Klonsinski: Preseason prediction a reality
Zach Klonsinski | Wednesday, December 10, 2014
Not to say that I told you so or anything, but …
“This is it. The year when all those BCS flaws are eliminated and college football has a season finale it was meant to have. Four teams, most likely from the five power conferen …
Wait. Four … and five …
I told you so.
Sept. 3, 2014. That’s the date for the column in which I went off on college football for dropping the ball with its new playoff system. The people at the top of the sport had the unique opportunity to get the correct format of the inaugural college football postseason, and they didn’t. Instead of creating a system in which we will truly find out how good teams like TCU and Baylor are this year, they created a system in which both teams — not just one like I was originally concerned about, but both — are left off the playoff bracket. I knew there was going to be a situation like this and that it would also prompt a quick response by the money behind whichever conference was left out: the Big 12 athletic directors have already met and discussed pushing playoff expansion as a possible remedy. However, they shouldn’t even have to be talking about that; it should have already happened.
In the September article, titled “Klonsinski: NCAA botched its big chance,” if you would like to validate my claim, not only did I roast the NCAA, but I also laid out how the ideal playoff works. In review:
“Eight teams make the playoffs. Yes, eight. Automatic qualifiers for the champions of the power-five conferences. … Throw in an automatic qualifier for the highest-ranked school from a non-power-five conference. Doesn’t matter what it ends up being ranked. Throw in another automatic qualifier if another non-power-five team is in the top 16. … That leaves one at-large, minimum, although it will almost always be two. Seed the teams however you wish and play them, No. 1 vs. No. 8, No. 2 vs. No. 7, etc. …”
Just for kicks and giggles, let’s take a look at how my playoff would have turned out this season:
No. 1 Alabama vs. No. 8 Boise State
Would I really expect Boise State to even make this a game this year? Probably not. Yet everybody said that in 2007, too …
No, let’s be honest. The Broncos, my non-Power 5 conference slot, would get steamrolled by the Crimson Tide. But hey, they have a shot, and someone like them is at least guaranteed a shot every year. America loves the underdog, and some team in this position will shock the world that previously never would have gotten the chance.

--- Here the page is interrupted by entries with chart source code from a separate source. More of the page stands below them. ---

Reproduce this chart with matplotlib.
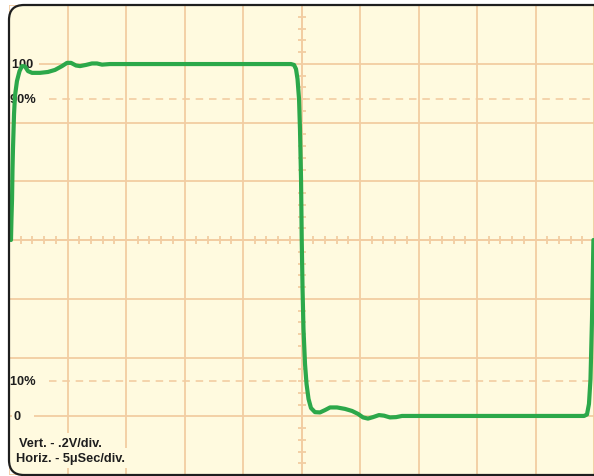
import matplotlib
matplotlib.use("Agg")
import matplotlib.pyplot as plt
from matplotlib.patches import FancyBboxPatch
from matplotlib.ticker import MultipleLocator
from matplotlib.transforms import IdentityTransform, blended_transform_factory

# ---- data: time in microseconds, amplitude in volts (0.2 V/div, 5 us/div) ----
time_us = [0.17, 0.21, 0.26, 0.30, 0.34, 0.43, 0.51, 0.68, 0.90, 1.11, 1.37, 1.62,
           1.97, 2.65, 3.33, 3.93, 4.53, 4.96, 5.30, 5.73, 6.07, 6.58, 7.09, 7.52,
           7.95, 8.63, 16.33, 24.10, 24.36, 24.53, 24.66, 24.79, 24.87, 24.96, 25.02,
           25.09, 25.17, 25.30, 25.43, 25.60, 25.81, 26.15, 26.58, 27.01, 27.44, 28.03,
           28.72, 29.32, 29.83, 30.26, 30.68, 31.11, 31.62, 32.05, 32.56, 33.08, 33.59,
           34.27, 42.0, 49.15, 49.40, 49.57, 49.70, 49.83, 49.95]
volts = [0.0, 0.071, 0.140, 0.242, 0.310, 0.429, 0.490, 0.541, 0.575, 0.592, 0.591, 0.575,
         0.569, 0.569, 0.572, 0.579, 0.592, 0.603, 0.603, 0.594, 0.592, 0.596, 0.601, 0.601,
         0.597, 0.599, 0.599, 0.599, 0.596, 0.582, 0.548, 0.480, 0.378, 0.208, 0.0,
         -0.167, -0.303, -0.422, -0.490, -0.541, -0.572, -0.586, -0.587, -0.579, -0.570, -0.570,
         -0.575, -0.582, -0.592, -0.604, -0.608, -0.603, -0.596, -0.598, -0.604, -0.603, -0.599,
         -0.599, -0.599, -0.599, -0.594, -0.558, -0.473, -0.269, 0.0]

level_labels = ["100 ", "90%  ", "10%  ", "0   "]
level_values = [0.6, 0.48, -0.48, -0.6]
dashed_levels = [0.48, -0.48]
scale_texts = ["Vert. - .2V/div.", "Horiz. - 5\u03bcSec/div."]

BG = "#FFFADF"
GRID = "#F2CDA2"
TRACE = "#2CA84A"
INK = "#1E1E1E"
FS = 9.2

fig = plt.figure(figsize=(5.94, 4.77), dpi=100)
fig.patch.set_facecolor("white")

# rounded screen background (right edge runs off the figure)
screen = FancyBboxPatch((9, 1), 600, 470, boxstyle="round,pad=0,rounding_size=15",
                        transform=IdentityTransform(), facecolor=BG, edgecolor="none",
                        zorder=-5)
fig.patches.append(screen)

ax = fig.add_axes([9 / 594, 1 / 477, 585 / 594, 470 / 477], zorder=1)
ax.patch.set_visible(False)
ax.set_xlim(0, 50)
ax.set_ylim(-0.8, 0.8)

ax.xaxis.set_major_locator(MultipleLocator(5))
ax.yaxis.set_major_locator(MultipleLocator(0.2))
ax.xaxis.set_minor_locator(MultipleLocator(1))
ax.yaxis.set_minor_locator(MultipleLocator(0.04))
ax.grid(True, which="major", color=GRID, lw=1.3)
ax.set_axisbelow(True)

for s in ["top", "right"]:
    ax.spines[s].set_visible(False)
ax.spines["left"].set_position(("data", 25))
ax.spines["bottom"].set_position(("data", 0))
for s in ["left", "bottom"]:
    ax.spines[s].set_color(GRID)
    ax.spines[s].set_linewidth(1.3)
    ax.spines[s].set_zorder(0.5)
ax.tick_params(which="major", length=0, labelbottom=False, labelleft=False)
ax.tick_params(which="minor", direction="inout", length=6, width=1.3, color=GRID)

for lv in dashed_levels:
    ax.axhline(lv, color=GRID, lw=1.2, dashes=(4.5, 3.5), zorder=0.6)

ax.plot(time_us, volts, color=TRACE, lw=3.0, solid_capstyle="round",
        solid_joinstyle="round", zorder=3)

tr = blended_transform_factory(ax.transAxes, ax.transData)
label_x = [3 / 585, 1 / 585, 1 / 585, 5 / 585]
for lab, v, lx in zip(level_labels, level_values, label_x):
    ax.text(lx, v, lab, transform=tr, ha="left", va="center", fontsize=FS,
            fontweight="bold", family="Liberation Sans", color=INK, zorder=2,
            bbox=dict(boxstyle="square,pad=0.15", facecolor=BG, edgecolor="none"))

ax.text(10 / 585, 32 / 470, scale_texts[0], transform=ax.transAxes, ha="left",
        va="center", fontsize=FS, fontweight="bold", family="Liberation Sans",
        color=INK, zorder=2,
        bbox=dict(boxstyle="square,pad=0.3", facecolor=BG, edgecolor="none"))
ax.text(7 / 585, 17 / 470, scale_texts[1], transform=ax.transAxes, ha="left",
        va="center", fontsize=FS, fontweight="bold", family="Liberation Sans",
        color=INK, zorder=2.1,
        bbox=dict(boxstyle="square,pad=0.3", facecolor=BG, edgecolor="none"))

border = FancyBboxPatch((9, 1), 600, 470, boxstyle="round,pad=0,rounding_size=15",
                        transform=IdentityTransform(), facecolor="none",
                        edgecolor=INK, lw=1.6, zorder=10)
fig.patches.append(border)

fig.savefig("out.png", dpi=100, facecolor="white")
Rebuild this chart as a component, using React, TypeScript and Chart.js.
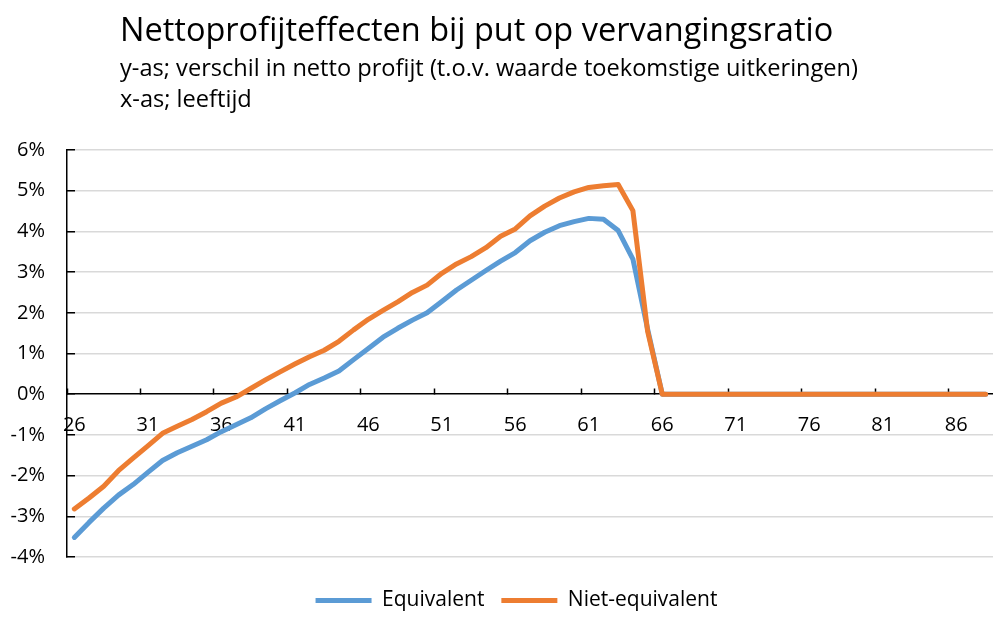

No. 2 Oregon vs. No. 7 Mississippi State
For the sake of this column, I’m using the College Football Playoff rankings, which put the Bulldogs over No. 8 Michigan State. Does Sparty have a case that it should have been in instead of Mississippi State? Perhaps. Yet is the decision of keeping them out as egregious as leaving out TCU, Baylor or both? No. It wouldn’t be choosing between a conference champion (Ohio State) and two co-champions — more like choosing between two also-rans who usually have clearer resumes on which we can base decisions. There will always be some hair-splitting with the final spot or two, but it gets easier as you move down the rankings.
No. 3 Florida State vs. No. 6 TCU
Would this make most of the country outside of Tallahassee, Florida, Horned Frogs fans for a weekend? I don’t know for sure, but at least this version has the Horned Frogs in with the top at-large bid and the chance to show us how good they are or aren’t.
No. 4 Ohio State vs. No. 5 Baylor
There you go, Baylor fans and all college football fans really. Vegas will start this matchup of potent offenses and conference champs with an over/under of 130 combined point.
Something to note about this year: it just happened to work out where the Power 5 conference champions ended up ranked as the top five in the rankings. Had a team like Wisconsin or Georgia Tech won its respective conference championship games, those teams would have finished ranked below at least TCU, perhaps Mississippi State as well. In that case, I would still award them for winning their conference and give them the No. 5 seed.
So there you have it: how this year’s College Football Playoff should look. My next complaint is that college football is beginning to leave its heart and soul, the college campus. Think about it — even in the current playoff system, a team that wins the national championship will play its three biggest games of the year at neutral sites far from its student body. I’d go into that further, but hey, I still need a reason to get mad about college football next year.
The views expressed in this column are those of the author and not necessarily those of The Observer.